The meaning of any colour is always somewhat dependant on culture and also a bit subjective. People have life experiences and emotional associations they have built with colours just like smells and shapes, but that being said, there are a number of things that tend to be fairly universal to people or at least to people of a particular cultural group.
I remember reading somewhere (if I could remember where, I would happily include a reference, but I honestly can’t remember) that the combination of yellow and red together in a corporate logo for a company like Burger King (Hungry Jack’s here) or MacDonald’s had been chosen because there was clear evidence that those two colours tend to create an unconscious feeling of hunger in people. This could be explained as a response to the fact that in nature, a lot of fruit is this colour when ready to eat.
Another that I read but have no source information for is that in cultures where the people have predominantly light coloured skin, white is often seen as a colour of purity, it evokes ideas of a blank page, or fresh linen, sunlight or freshly fallen snow. It is contrasted against black which is seen as a colour of shadowy hidden things, the colour of ashes and of ink, assuming something was white to begin with, if it has become entirely black, it is now as dirty as it could possibly be.
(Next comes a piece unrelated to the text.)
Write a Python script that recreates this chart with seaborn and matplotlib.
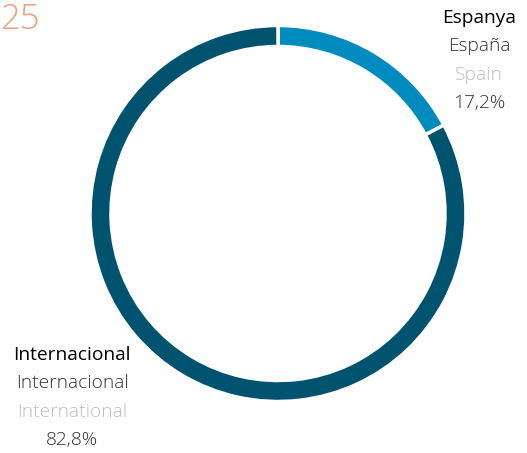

The flip side of this is that in countries where the predominant skin colour is very dark, the colour black is often seen as a colour of life, with shadows being a place to shelter from the heat of the sun, and white is seen as the colour of bleached bones, the colour of death.
For those who are interested. you can see a great infographic of the different cultural meanings of colours on the link below.
As a designer, I have to be primarily concerned with my own cultural context first, but looking at the differences is good for getting my head outside the box, and also useful when I deal cross-culturally.
Typically in western culture we see red as a colour of passion, fire, blood and danger.
Yellow is usually associated with warmth (like sunlight) and happiness, and when coupled with black in stripes it warns us of danger.
Green is generally a cool and fresh colour, the colour of health and nature – grass, vegetables, and trees.
I talked a bit about blue in the previous entry, so I won’t bother to repeat myself.
Purple is a colour we generally associate with richness and royalty.
Brown is an earthy colour, it is natural as the colour of wood, animal fur and dirt.
Where the primary colours are bright and bold, we also can tint them with white to make them lighter, which makes them less stark, and more gentle, and also potentially more insipid. Shading them with black can have a similar effect of weakening their intensity, but greying them also tends to make them feel less fun.
there is a third option when we pass out of the bold primary and secondary colours (primary = red yellow blue / secondary= green orange purple) and that is tertiary colours. Where you can mix primaries – red and yellow to get secondaries – orange, you can also mix secondaries – orange and purple to get tertiaries – russet.
Tertiary colours are less popular in a lot of logo designs because their meaning and feeling is unclear. They can tend to all just look like variations on brown – which in essence, they are. Tertiary colours have moved in and out of popularity in past years and indeed in past decades, but they rarely make it into corporate logos, although sometimes they make good supporting colour schemes.